Congress has a must-do tax task ahead of them this summer: It needs to fix, permanently or temporarily, the alternative minimum tax (AMT). Otherwise, millions more upper middle-class American households will get a financial shock when they calculate their taxes this winter. They will be subject for the first time to this oddball tax and could owe Uncle Sam thousands of dollars more than they expect.
In an election year, such a tax hit on important voters is a definite political "no-no."
So far, though, the House and Senate are divided on how to fix the AMT.
The Senate appears to be drifting toward a two-year "patch" – a bill similar to those in the past few years aimed at preventing the number of taxpayers subject to the AMT from growing. An estimated 4.2 million taxpayers were caught by the AMT on their 2006 taxes. Absent a change in law regarding 2007 taxes, the AMT would strike an additional 19 million households, some earning as little as $50,000 a year. By 2010, more than 30 million taxpayers would pay the AMT, and 39 million or more in 2017.
In the House, Democratic leaders are considering altering the AMT permanently in a way that leaves 97 percent of taxpayers alone and adds a 3 to 5 percent surcharge on adjusted gross income on the prosperous remaining half million.
In effect, the measure would modestly increase the progressiveness of the tax system, making the truly well-to-do pay more, possibly cutting taxes slightly for those with lower incomes. It would be a mildly populist measure that might even include ways to help the working poor and expand the child credit for poor families.
If the Senate and House don't agree on a joint AMT measure, their representatives could do battle in a congressional conference committee to resolve differences, perhaps in September.
"They get in a room, lock the door, scream and fight," predicts Stan Collender, a budget expert with the National Journal Group, in a half-joking way. "Or maybe gentle negotiations."
The legislation that emerges would land on the desk of President Bush. If it involves a tax hike for the relatively few rich and trims taxes for millions of middle-class voters, a presidential veto could be politically embarrassing.
"It's more of a political decision than anything else," says Mr. Collender.
The AMT was originally enacted in 1969 to guarantee that 155 high-income individuals paid at least a minimal amount of tax. By investing in tax-exempt municipal bonds and employing other so-called tax dodges these rich people had become infamous for escaping entirely any income tax burden.
But because the AMT was not indexed against inflation, the revenues it generates for the Washington tax system have grown. In addition, the tax cuts of 2001 and 2003 accelerated the risks for taxpayers of being subject to the AMT.
The nonpartisan Congressional Research Service last month did a study showing the "take back" effect of the AMT on those Republican tax cuts.
Commenting on the study's findings, Richard Neal, the Democratic chairman of the House Ways and Means Select Revenue Measures Subcommittee stated, "Those families who thought they were doing pretty well, at $200,000 to $500,000 in earnings, really take it on the chin, losing 63 percent of the promised Bush tax breaks." The super-rich, (taxpayers earning more than $1 million annually), lose to the AMT only 3 percent of the $65 billion in tax cuts they got in tax breaks, he noted.

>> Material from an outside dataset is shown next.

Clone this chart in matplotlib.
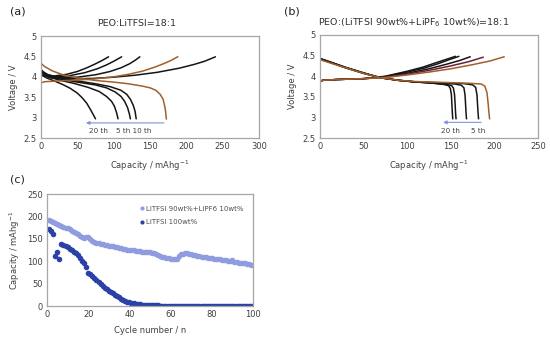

A legislative remedy for the AMT is widely seen as a necessity, and several think tanks in Washington have come up with suggestions for a change.
The Tax Foundation, for instance, urges closing tax breaks in the regular income-tax system to provide the revenues that would allow repeal of the AMT without expanding the budget deficit.
As it is, the new Democratic Congress has reestablished the pay-as-you-go rule, starting with the 2008 federal budget now under consideration. This means that full repeal of the AMT would require an offsetting revenue increase (or spending cut) of $800 billion over 10 years. To cover such a huge revenue loss, Patrick Fleenor, chief economist at the Tax Foundation, suggests abolishing the deduction for tax payments made to state or local governments on federal income-tax forms.
Like many tax experts, Mr. Fleenor maintains that removal of many loopholes in today's tax code would improve the system. As it is, more than 60 percent of personal income was untaxed in 2006, he notes.
Both the Center on Budget and Policy Priorities and the Tax Policy Center, a joint venture of the Urban Institute and Brookings Institution, have proposed formulas for fixing the AMT. The influential and liberal New York Times recently supported the Tax Policy proposal in an editorial. "Probably the kiss of death," joked Leonard Burman, an author of the Tax Policy plan.
Think tanks can propose; but Congress must dispose. An AMT bill could reach the floor of the House in July, a congressional source noted.